▶ **GIVEN PROBLEM**
Transcribe everything in the data word for word. Pictures are left out.

▶ **SOURCE EXCERPT**
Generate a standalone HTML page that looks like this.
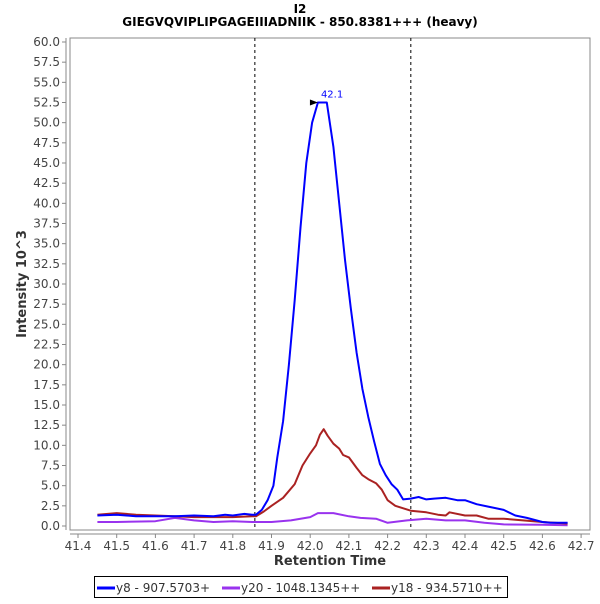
<!DOCTYPE html>
<html><head><meta charset="utf-8"><style>
body{margin:0;background:#fff;width:600px;height:600px;overflow:hidden;font-family:"DejaVu Sans","Liberation Sans",sans-serif}
</style></head><body>
<svg width="600" height="600" font-family="DejaVu Sans, Liberation Sans, sans-serif">
<text x="300" y="13" text-anchor="middle" font-size="12" font-weight="bold">I2</text>
<text x="300" y="26" text-anchor="middle" font-size="12" font-weight="bold">GIEGVQVIPLIPGAGEIIIADNIIK - 850.8381+++ (heavy)</text>
<rect x="70" y="38" width="520" height="492" fill="#fff" stroke="#888"/>
<g id="yaxis"></g>
<g id="xaxis"></g>
<g id="series"></g>
<text transform="translate(26,284) rotate(-90)" text-anchor="middle" font-size="13" font-weight="bold" fill="#333">Intensity 10^3</text>
<text x="330" y="565" text-anchor="middle" font-size="13" font-weight="bold" fill="#333">Retention Time</text>
<g>
<rect x="94.5" y="576.5" width="413" height="21" fill="#fff" stroke="#000"/>
<line x1="97" y1="588" x2="115" y2="588" stroke="#0000ff" stroke-width="3"/>
<text x="116" y="592" font-size="12" fill="#333">y8 - 907.5703+</text>
<line x1="222" y1="588" x2="240" y2="588" stroke="#9933ee" stroke-width="3"/>
<text x="241" y="592" font-size="12" fill="#333">y20 - 1048.1345++</text>
<line x1="372" y1="588" x2="390" y2="588" stroke="#aa2222" stroke-width="3"/>
<text x="391" y="592" font-size="12" fill="#333">y18 - 934.5710++</text>
</g>
</svg>
<script>
const yTicks=[0,2.5,5,7.5,10,12.5,15,17.5,20,22.5,25,27.5,30,32.5,35,37.5,40,42.5,45,47.5,50,52.5,55,57.5,60];
const xTicks=[41.4,41.5,41.6,41.7,41.8,41.9,42.0,42.1,42.2,42.3,42.4,42.5,42.6,42.7];
const boundaries=[41.857,42.26];
const y8T=[41.45,41.5,41.55,41.6,41.65,41.7,41.75,41.78,41.8,41.83,41.85,41.86,41.875,41.89,41.905,41.915,41.93,41.945,41.96,41.975,41.99,42.005,42.02,42.043,42.06,42.075,42.09,42.105,42.12,42.135,42.15,42.165,42.18,42.195,42.21,42.225,42.24,42.26,42.28,42.3,42.32,42.35,42.38,42.4,42.43,42.46,42.5,42.53,42.56,42.6,42.62,42.665];
const y8V=[1.3,1.4,1.2,1.2,1.2,1.3,1.2,1.4,1.3,1.5,1.4,1.4,2.0,3.2,5,8.5,13,20,28,37,45,50,52.5,52.5,47,40,33,27,21.5,17,13.5,10.5,7.7,6.3,5.2,4.5,3.3,3.4,3.6,3.3,3.4,3.5,3.2,3.2,2.7,2.4,2.0,1.3,1.0,0.5,0.4,0.4];
const y20T=[41.45,41.5,41.6,41.65,41.7,41.75,41.8,41.85,41.9,41.95,42.0,42.02,42.06,42.1,42.13,42.17,42.2,42.25,42.3,42.35,42.4,42.45,42.5,42.6,42.665];
const y20V=[0.5,0.5,0.6,1.0,0.7,0.5,0.6,0.5,0.5,0.7,1.1,1.6,1.6,1.2,1.0,0.9,0.4,0.7,0.9,0.7,0.7,0.4,0.2,0.15,0.1];
const y18T=[41.45,41.5,41.55,41.6,41.65,41.7,41.75,41.8,41.85,41.86,41.88,41.9,41.93,41.96,41.98,42.0,42.015,42.025,42.035,42.045,42.06,42.075,42.085,42.1,42.12,42.135,42.15,42.17,42.185,42.2,42.22,42.26,42.3,42.33,42.35,42.36,42.4,42.43,42.46,42.5,42.55,42.6,42.665];
const y18V=[1.4,1.6,1.4,1.3,1.2,1.1,1.1,1.1,1.2,1.2,1.8,2.5,3.5,5.2,7.5,9,10,11.3,12.0,11.2,10.2,9.6,8.8,8.5,7.2,6.3,5.8,5.3,4.5,3.2,2.5,1.9,1.7,1.4,1.3,1.7,1.3,1.3,0.9,0.9,0.7,0.5,0.3];
const peakLabel="42.1";
const NS="http://www.w3.org/2000/svg";
const X=t=>78+(t-41.4)*387;
const Y=v=>526-v*(484/60);
function mk(tag,attrs,parent,txt){const e=document.createElementNS(NS,tag);for(const k in attrs)e.setAttribute(k,attrs[k]);if(txt!==undefined)e.textContent=txt;parent.appendChild(e);return e;}
const ya=document.getElementById('yaxis'),xa=document.getElementById('xaxis'),sg=document.getElementById('series');
mk('line',{x1:66,y1:38,x2:66,y2:530,stroke:'#888'},ya);
yTicks.forEach(v=>{mk('line',{x1:62,y1:Y(v),x2:66,y2:Y(v),stroke:'#888'},ya);
const t=mk('text',{x:60,y:Y(v)+4,'text-anchor':'end','font-size':12,fill:'#444'},ya,v.toFixed(1));

});
mk('line',{x1:70,y1:534,x2:590,y2:534,stroke:'#888'},xa);
xTicks.forEach(v=>{mk('line',{x1:X(v),y1:534,x2:X(v),y2:538,stroke:'#888'},xa);
const t=mk('text',{x:X(v),y:550,'text-anchor':'middle','font-size':12,fill:'#444'},xa,v.toFixed(1));

});
boundaries.forEach(b=>{const l=mk('line',{x1:X(b),y1:38,x2:X(b),y2:530,stroke:'#000','stroke-dasharray':'3,3'},sg);

});
function line(T,V,col,name){const p=mk('polyline',{points:T.map((t,i)=>X(t).toFixed(1)+','+Y(V[i]).toFixed(1)).join(' '),fill:'none',stroke:col,'stroke-width':2,'stroke-linejoin':'round'},sg);

}
line(y20T,y20V,'#9933ee','series-y20');
line(y18T,y18V,'#aa2222','series-y18');
line(y8T,y8V,'#0000ff','series-y8');
let mi=0;y8V.forEach((v,i)=>{if(v>y8V[mi])mi=i;});
const px=X(y8T[mi]),py=Y(y8V[mi]);
const ar=mk('polygon',{points:`${px},${py} ${px-8},${py-3} ${px-8},${py+3}`,fill:'#000'},sg);


const pl=mk('text',{x:px+3,y:py-5,'font-size':10,fill:'#0000ff'},sg,peakLabel);


</script>
</body></html>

▶ **RESPONSE FOR THIS EXERCISE**
Generate a standalone HTML page that looks like this.
<!DOCTYPE html>
<html><head><meta charset="utf-8"><style>
body{margin:0;background:#fff;width:600px;height:600px;overflow:hidden;font-family:"DejaVu Sans","Liberation Sans",sans-serif}
</style></head><body>
<svg width="600" height="600" font-family="DejaVu Sans, Liberation Sans, sans-serif">
<text x="300" y="13" text-anchor="middle" font-size="12" font-weight="bold">I2</text>
<text x="300" y="26" text-anchor="middle" font-size="12" font-weight="bold">GIEGVQVIPLIPGAGEIIIADNIIK - 850.8381+++ (heavy)</text>
<rect x="70" y="38" width="520" height="492" fill="#fff" stroke="#888"/>
<g id="yaxis"></g>
<g id="xaxis"></g>
<g id="series"></g>
<text transform="translate(26,284) rotate(-90)" text-anchor="middle" font-size="13" font-weight="bold" fill="#333">Intensity 10^3</text>
<text x="330" y="565" text-anchor="middle" font-size="13" font-weight="bold" fill="#333">Retention Time</text>
<g>
<rect x="94.5" y="576.5" width="413" height="21" fill="#fff" stroke="#000"/>
<line x1="97" y1="588" x2="115" y2="588" stroke="#0000ff" stroke-width="3"/>
<text x="116" y="592" font-size="12" fill="#333">y8 - 907.5703+</text>
<line x1="222" y1="588" x2="240" y2="588" stroke="#9933ee" stroke-width="3"/>
<text x="241" y="592" font-size="12" fill="#333">y20 - 1048.1345++</text>
<line x1="372" y1="588" x2="390" y2="588" stroke="#aa2222" stroke-width="3"/>
<text x="391" y="592" font-size="12" fill="#333">y18 - 934.5710++</text>
</g>
</svg>
<script>
const yTicks=[0,2.5,5,7.5,10,12.5,15,17.5,20,22.5,25,27.5,30,32.5,35,37.5,40,42.5,45,47.5,50,52.5,55,57.5,60];
const xTicks=[41.4,41.5,41.6,41.7,41.8,41.9,42.0,42.1,42.2,42.3,42.4,42.5,42.6,42.7];
const boundaries=[41.857,42.26];
const y8T=[41.45,41.5,41.55,41.6,41.65,41.7,41.75,41.78,41.8,41.83,41.85,41.86,41.875,41.89,41.905,41.915,41.93,41.945,41.96,41.975,41.99,42.005,42.02,42.043,42.06,42.075,42.09,42.105,42.12,42.135,42.15,42.165,42.18,42.195,42.21,42.225,42.24,42.26,42.28,42.3,42.32,42.35,42.38,42.4,42.43,42.46,42.5,42.53,42.56,42.6,42.62,42.665];
const y8V=[1.3,1.4,1.2,1.2,1.2,1.3,1.2,1.4,1.3,1.5,1.4,1.4,2.0,3.2,5,8.5,13,20,28,37,45,50,52.5,52.5,47,40,33,27,21.5,17,13.5,10.5,7.7,6.3,5.2,4.5,3.3,3.4,3.6,3.3,3.4,3.5,3.2,3.2,2.7,2.4,2.0,1.3,1.0,0.5,0.4,0.4];
const y20T=[41.45,41.5,41.6,41.65,41.7,41.75,41.8,41.85,41.9,41.95,42.0,42.02,42.06,42.1,42.13,42.17,42.2,42.25,42.3,42.35,42.4,42.45,42.5,42.6,42.665];
const y20V=[0.5,0.5,0.6,1.0,0.7,0.5,0.6,0.5,0.5,0.7,1.1,1.6,1.6,1.2,1.0,0.9,0.4,0.7,0.9,0.7,0.7,0.4,0.2,0.15,0.1];
const y18T=[41.45,41.5,41.55,41.6,41.65,41.7,41.75,41.8,41.85,41.86,41.88,41.9,41.93,41.96,41.98,42.0,42.015,42.025,42.035,42.045,42.06,42.075,42.085,42.1,42.12,42.135,42.15,42.17,42.185,42.2,42.22,42.26,42.3,42.33,42.35,42.36,42.4,42.43,42.46,42.5,42.55,42.6,42.665];
const y18V=[1.4,1.6,1.4,1.3,1.2,1.1,1.1,1.1,1.2,1.2,1.8,2.5,3.5,5.2,7.5,9,10,11.3,12.0,11.2,10.2,9.6,8.8,8.5,7.2,6.3,5.8,5.3,4.5,3.2,2.5,1.9,1.7,1.4,1.3,1.7,1.3,1.3,0.9,0.9,0.7,0.5,0.3];
const peakLabel="42.1";
const NS="http://www.w3.org/2000/svg";
const X=t=>78+(t-41.4)*387;
const Y=v=>526-v*(484/60);
function mk(tag,attrs,parent,txt){const e=document.createElementNS(NS,tag);for(const k in attrs)e.setAttribute(k,attrs[k]);if(txt!==undefined)e.textContent=txt;parent.appendChild(e);return e;}
const ya=document.getElementById('yaxis'),xa=document.getElementById('xaxis'),sg=document.getElementById('series');
mk('line',{x1:66,y1:38,x2:66,y2:530,stroke:'#888'},ya);
yTicks.forEach(v=>{mk('line',{x1:62,y1:Y(v),x2:66,y2:Y(v),stroke:'#888'},ya);
const t=mk('text',{x:60,y:Y(v)+4,'text-anchor':'end','font-size':12,fill:'#444'},ya,v.toFixed(1));

});
mk('line',{x1:70,y1:534,x2:590,y2:534,stroke:'#888'},xa);
xTicks.forEach(v=>{mk('line',{x1:X(v),y1:534,x2:X(v),y2:538,stroke:'#888'},xa);
const t=mk('text',{x:X(v),y:550,'text-anchor':'middle','font-size':12,fill:'#444'},xa,v.toFixed(1));

});
boundaries.forEach(b=>{const l=mk('line',{x1:X(b),y1:38,x2:X(b),y2:530,stroke:'#000','stroke-dasharray':'3,3'},sg);

});
function line(T,V,col,name){const p=mk('polyline',{points:T.map((t,i)=>X(t).toFixed(1)+','+Y(V[i]).toFixed(1)).join(' '),fill:'none',stroke:col,'stroke-width':2,'stroke-linejoin':'round'},sg);

}
line(y20T,y20V,'#9933ee','series-y20');
line(y18T,y18V,'#aa2222','series-y18');
line(y8T,y8V,'#0000ff','series-y8');
let mi=0;y8V.forEach((v,i)=>{if(v>y8V[mi])mi=i;});
const px=X(y8T[mi]),py=Y(y8V[mi]);
const ar=mk('polygon',{points:`${px},${py} ${px-8},${py-3} ${px-8},${py+3}`,fill:'#000'},sg);


const pl=mk('text',{x:px+3,y:py-5,'font-size':10,fill:'#0000ff'},sg,peakLabel);


</script>
</body></html>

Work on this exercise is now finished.